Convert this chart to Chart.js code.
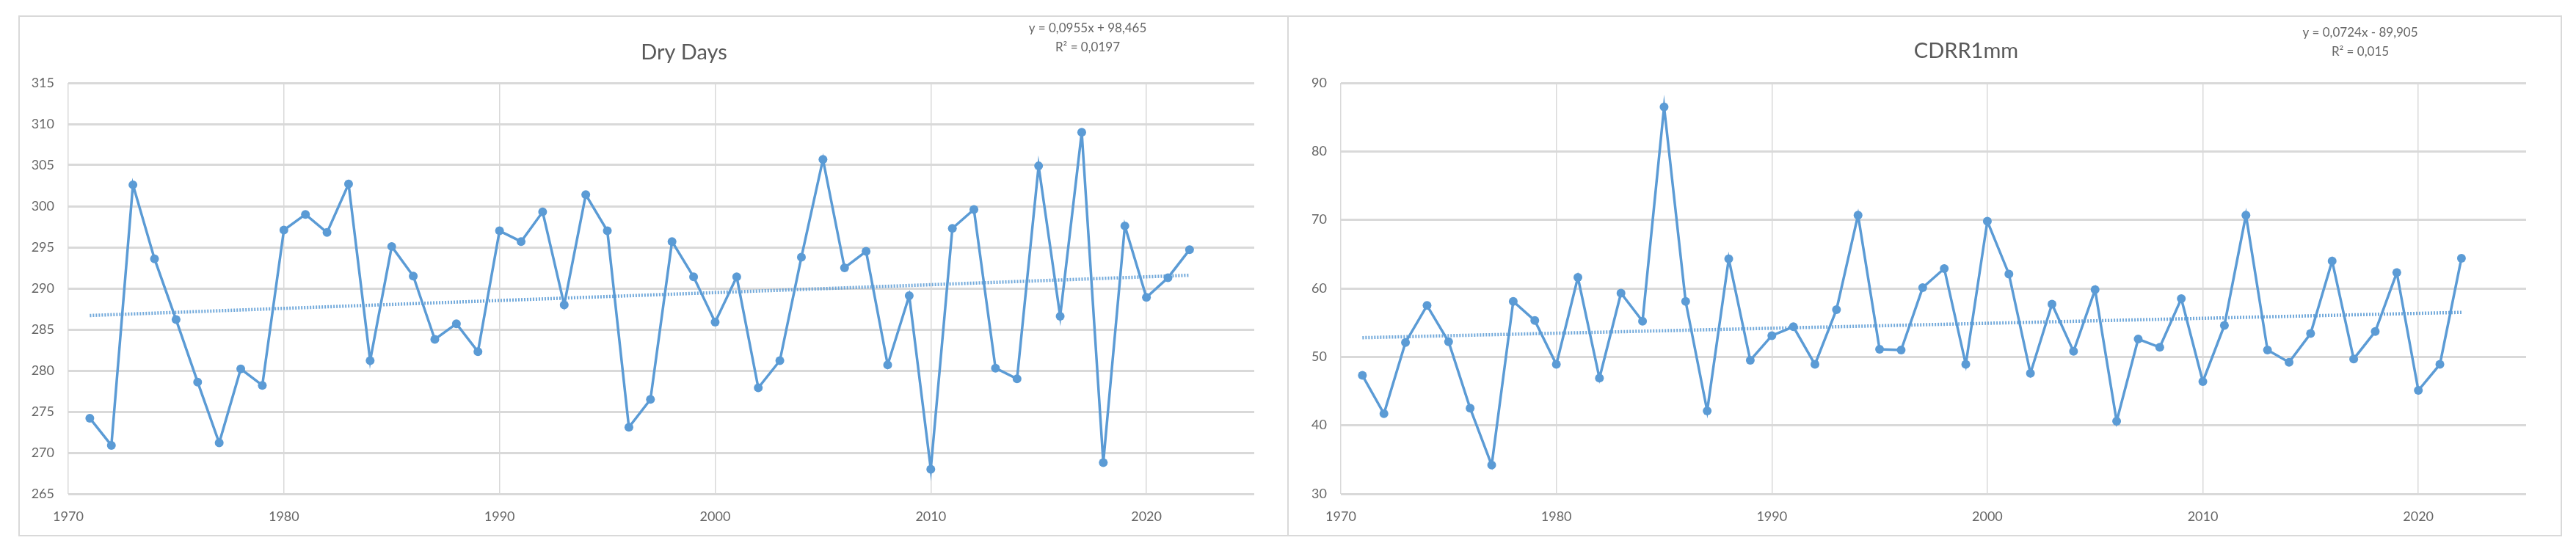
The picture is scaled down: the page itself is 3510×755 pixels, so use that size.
<!DOCTYPE html>
<html>
<head>
<meta charset="utf-8">
<script src="https://cdn.jsdelivr.net/npm/chart.js@4.4.1/dist/chart.umd.min.js"></script>
<style>
  html, body { margin: 0; padding: 0; background: #fff; }
  body { width: 3510px; height: 755px; position: relative; overflow: hidden; }
  .panel { position: absolute; top: 21px; height: 710px; border: 2px solid #d9d9d9; box-sizing: border-box; background: #fff; }
  .panel canvas { display: block; }
</style>
</head>
<body>
<div class="panel" style="left:25px; width:1731px;"><canvas id="dryDaysChart" width="1727" height="706"></canvas></div>
<div class="panel" style="left:1754px; width:1737px;"><canvas id="cdrrChart" width="1733" height="706"></canvas></div>
<script>
// data
const years = [1971, 1972, 1973, 1974, 1975, 1976, 1977, 1978, 1979, 1980,
  1981, 1982, 1983, 1984, 1985, 1986, 1987, 1988, 1989, 1990,
  1991, 1992, 1993, 1994, 1995, 1996, 1997, 1998, 1999, 2000,
  2001, 2002, 2003, 2004, 2005, 2006, 2007, 2008, 2009, 2010,
  2011, 2012, 2013, 2014, 2015, 2016, 2017, 2018, 2019, 2020,
  2021, 2022];

const dryDays = [274.2, 270.9, 302.6, 293.6, 286.2, 278.6, 271.2, 280.2, 278.2, 297.1,
  299.0, 296.8, 302.7, 281.2, 295.1, 291.5, 283.8, 285.7, 282.3, 297.0,
  295.7, 299.3, 288.0, 301.4, 297.0, 273.1, 276.5, 295.7, 291.4, 285.9,
  291.4, 277.9, 281.2, 293.8, 305.7, 292.5, 294.5, 280.7, 289.1, 268.0,
  297.3, 299.6, 280.3, 279.0, 304.9, 286.6, 309.0, 268.8, 297.6, 288.9,
  291.3, 294.7];

const cdrr1mm = [47.3, 41.7, 52.1, 57.5, 52.2, 42.5, 34.2, 58.1, 55.3, 48.9,
  61.6, 46.9, 59.3, 55.2, 86.5, 58.1, 42.1, 64.3, 49.5, 53.1,
  54.4, 48.9, 56.9, 70.7, 51.1, 51.0, 60.1, 62.9, 48.9, 69.8,
  62.1, 47.6, 57.7, 50.8, 59.8, 40.6, 52.6, 51.4, 58.5, 46.4,
  54.6, 70.7, 51.0, 49.2, 53.4, 64.0, 49.7, 53.7, 62.3, 45.1,
  48.9, 64.4];

// linear trend end points (1971 and 2022)
const trendYears = [1971, 2022];
const dryTrend = [286.7, 291.6];
const cdrrTrend = [52.8, 56.5];

const xTicks = [1970, 1980, 1990, 2000, 2010, 2020];
const dryTicks = [265, 270, 275, 280, 285, 290, 295, 300, 305, 310, 315];
const cdrrTicks = [30, 40, 50, 60, 70, 80, 90];

const blue = '#5b9bd5';
const textGray = '#666666';
const fontFamily = 'Lato, "Open Sans", sans-serif';

// titles and trend equations drawn at fixed spots like the Excel chart
const textPlugin = {
  id: 'panelText',
  afterDraw(chart, args, opts) {
    const ctx = chart.ctx;
    ctx.save();
    ctx.textAlign = 'center';
    ctx.textBaseline = 'middle';
    opts.items.forEach(item => {
      ctx.font = item.size + 'px ' + fontFamily;
      ctx.fillStyle = item.color;
      ctx.fillText(item.text, item.x, item.y);
    });
    ctx.restore();
  }
};

function makeChart(id, values, trend, yTicks, padRight, yWidth, items) {
  const ctx = document.getElementById(id).getContext('2d');
  return new Chart(ctx, {
    type: 'line',
    data: {
      datasets: [{
        data: years.map((y, i) => ({ x: y, y: values[i] })),
        borderColor: blue,
        backgroundColor: blue,
        borderWidth: 3.5,
        pointRadius: 6,
        pointBorderWidth: 0,
        tension: 0
      }, {
        data: trendYears.map((y, i) => ({ x: y, y: trend[i] })),
        borderColor: 'rgba(91, 155, 213, 0.85)',
        borderWidth: 4.5,
        borderDash: [2, 2],
        pointRadius: 0
      }]
    },
    options: {
      responsive: false,
      animation: false,
      events: [],
      layout: { padding: { top: 90, right: padRight, left: 0, bottom: 0 } },
      plugins: {
        legend: { display: false },
        tooltip: { enabled: false },
        panelText: { items: items }
      },
      scales: {
        x: {
          type: 'linear',
          min: 1970,
          max: 2025,
          afterBuildTicks: s => { s.ticks = xTicks.map(v => ({ value: v })); },
          afterFit: s => { s.height = 56; },
          grid: { color: '#d9d9d9', lineWidth: 1.5, drawTicks: false },
          border: { display: false },
          ticks: {
            color: textGray,
            font: { family: fontFamily, size: 18 },
            padding: 20,
            maxRotation: 0,
            callback: v => String(v)
          }
        },
        y: {
          min: yTicks[0],
          max: yTicks[yTicks.length - 1],
          afterBuildTicks: s => { s.ticks = yTicks.map(v => ({ value: v })); },
          afterFit: s => { s.width = yWidth; },
          grid: { color: '#d9d9d9', lineWidth: 3, drawTicks: false },
          border: { display: false },
          ticks: {
            color: textGray,
            font: { family: fontFamily, size: 18 },
            padding: 19,
            callback: v => String(v)
          }
        }
      }
    },
    plugins: [textPlugin]
  });
}

const dryDaysChart = makeChart('dryDaysChart', dryDays, dryTrend, dryTicks, 45, 66, [
  { text: 'Dry Days', x: 905, y: 49, size: 29, color: '#595959' },
  { text: 'y = 0,0955x + 98,465', x: 1455, y: 16, size: 17, color: textGray },
  { text: 'R² = 0,0197', x: 1455, y: 42, size: 17, color: textGray }
]);

const cdrrChart = makeChart('cdrrChart', cdrr1mm, cdrrTrend, cdrrTicks, 47, 71, [
  { text: 'CDRR1mm', x: 923, y: 47, size: 29, color: '#595959' },
  { text: 'y = 0,0724x - 89,905', x: 1460, y: 22, size: 17, color: textGray },
  { text: 'R² = 0,015', x: 1460, y: 48, size: 17, color: textGray }
]);
</script>
</body>
</html>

================

» WHAT THE TASK ASKS:
Copy the material shown above in full and exactly. Skip the pictures.

» TASK RESPONSE:
Convert this chart to Chart.js code.
The picture is scaled down: the page itself is 3510×755 pixels, so use that size.
<!DOCTYPE html>
<html>
<head>
<meta charset="utf-8">
<script src="https://cdn.jsdelivr.net/npm/chart.js@4.4.1/dist/chart.umd.min.js"></script>
<style>
  html, body { margin: 0; padding: 0; background: #fff; }
  body { width: 3510px; height: 755px; position: relative; overflow: hidden; }
  .panel { position: absolute; top: 21px; height: 710px; border: 2px solid #d9d9d9; box-sizing: border-box; background: #fff; }
  .panel canvas { display: block; }
</style>
</head>
<body>
<div class="panel" style="left:25px; width:1731px;"><canvas id="dryDaysChart" width="1727" height="706"></canvas></div>
<div class="panel" style="left:1754px; width:1737px;"><canvas id="cdrrChart" width="1733" height="706"></canvas></div>
<script>
// data
const years = [1971, 1972, 1973, 1974, 1975, 1976, 1977, 1978, 1979, 1980,
  1981, 1982, 1983, 1984, 1985, 1986, 1987, 1988, 1989, 1990,
  1991, 1992, 1993, 1994, 1995, 1996, 1997, 1998, 1999, 2000,
  2001, 2002, 2003, 2004, 2005, 2006, 2007, 2008, 2009, 2010,
  2011, 2012, 2013, 2014, 2015, 2016, 2017, 2018, 2019, 2020,
  2021, 2022];

const dryDays = [274.2, 270.9, 302.6, 293.6, 286.2, 278.6, 271.2, 280.2, 278.2, 297.1,
  299.0, 296.8, 302.7, 281.2, 295.1, 291.5, 283.8, 285.7, 282.3, 297.0,
  295.7, 299.3, 288.0, 301.4, 297.0, 273.1, 276.5, 295.7, 291.4, 285.9,
  291.4, 277.9, 281.2, 293.8, 305.7, 292.5, 294.5, 280.7, 289.1, 268.0,
  297.3, 299.6, 280.3, 279.0, 304.9, 286.6, 309.0, 268.8, 297.6, 288.9,
  291.3, 294.7];

const cdrr1mm = [47.3, 41.7, 52.1, 57.5, 52.2, 42.5, 34.2, 58.1, 55.3, 48.9,
  61.6, 46.9, 59.3, 55.2, 86.5, 58.1, 42.1, 64.3, 49.5, 53.1,
  54.4, 48.9, 56.9, 70.7, 51.1, 51.0, 60.1, 62.9, 48.9, 69.8,
  62.1, 47.6, 57.7, 50.8, 59.8, 40.6, 52.6, 51.4, 58.5, 46.4,
  54.6, 70.7, 51.0, 49.2, 53.4, 64.0, 49.7, 53.7, 62.3, 45.1,
  48.9, 64.4];

// linear trend end points (1971 and 2022)
const trendYears = [1971, 2022];
const dryTrend = [286.7, 291.6];
const cdrrTrend = [52.8, 56.5];

const xTicks = [1970, 1980, 1990, 2000, 2010, 2020];
const dryTicks = [265, 270, 275, 280, 285, 290, 295, 300, 305, 310, 315];
const cdrrTicks = [30, 40, 50, 60, 70, 80, 90];

const blue = '#5b9bd5';
const textGray = '#666666';
const fontFamily = 'Lato, "Open Sans", sans-serif';

// titles and trend equations drawn at fixed spots like the Excel chart
const textPlugin = {
  id: 'panelText',
  afterDraw(chart, args, opts) {
    const ctx = chart.ctx;
    ctx.save();
    ctx.textAlign = 'center';
    ctx.textBaseline = 'middle';
    opts.items.forEach(item => {
      ctx.font = item.size + 'px ' + fontFamily;
      ctx.fillStyle = item.color;
      ctx.fillText(item.text, item.x, item.y);
    });
    ctx.restore();
  }
};

function makeChart(id, values, trend, yTicks, padRight, yWidth, items) {
  const ctx = document.getElementById(id).getContext('2d');
  return new Chart(ctx, {
    type: 'line',
    data: {
      datasets: [{
        data: years.map((y, i) => ({ x: y, y: values[i] })),
        borderColor: blue,
        backgroundColor: blue,
        borderWidth: 3.5,
        pointRadius: 6,
        pointBorderWidth: 0,
        tension: 0
      }, {
        data: trendYears.map((y, i) => ({ x: y, y: trend[i] })),
        borderColor: 'rgba(91, 155, 213, 0.85)',
        borderWidth: 4.5,
        borderDash: [2, 2],
        pointRadius: 0
      }]
    },
    options: {
      responsive: false,
      animation: false,
      events: [],
      layout: { padding: { top: 90, right: padRight, left: 0, bottom: 0 } },
      plugins: {
        legend: { display: false },
        tooltip: { enabled: false },
        panelText: { items: items }
      },
      scales: {
        x: {
          type: 'linear',
          min: 1970,
          max: 2025,
          afterBuildTicks: s => { s.ticks = xTicks.map(v => ({ value: v })); },
          afterFit: s => { s.height = 56; },
          grid: { color: '#d9d9d9', lineWidth: 1.5, drawTicks: false },
          border: { display: false },
          ticks: {
            color: textGray,
            font: { family: fontFamily, size: 18 },
            padding: 20,
            maxRotation: 0,
            callback: v => String(v)
          }
        },
        y: {
          min: yTicks[0],
          max: yTicks[yTicks.length - 1],
          afterBuildTicks: s => { s.ticks = yTicks.map(v => ({ value: v })); },
          afterFit: s => { s.width = yWidth; },
          grid: { color: '#d9d9d9', lineWidth: 3, drawTicks: false },
          border: { display: false },
          ticks: {
            color: textGray,
            font: { family: fontFamily, size: 18 },
            padding: 19,
            callback: v => String(v)
          }
        }
      }
    },
    plugins: [textPlugin]
  });
}

const dryDaysChart = makeChart('dryDaysChart', dryDays, dryTrend, dryTicks, 45, 66, [
  { text: 'Dry Days', x: 905, y: 49, size: 29, color: '#595959' },
  { text: 'y = 0,0955x + 98,465', x: 1455, y: 16, size: 17, color: textGray },
  { text: 'R² = 0,0197', x: 1455, y: 42, size: 17, color: textGray }
]);

const cdrrChart = makeChart('cdrrChart', cdrr1mm, cdrrTrend, cdrrTicks, 47, 71, [
  { text: 'CDRR1mm', x: 923, y: 47, size: 29, color: '#595959' },
  { text: 'y = 0,0724x - 89,905', x: 1460, y: 22, size: 17, color: textGray },
  { text: 'R² = 0,015', x: 1460, y: 48, size: 17, color: textGray }
]);
</script>
</body>
</html>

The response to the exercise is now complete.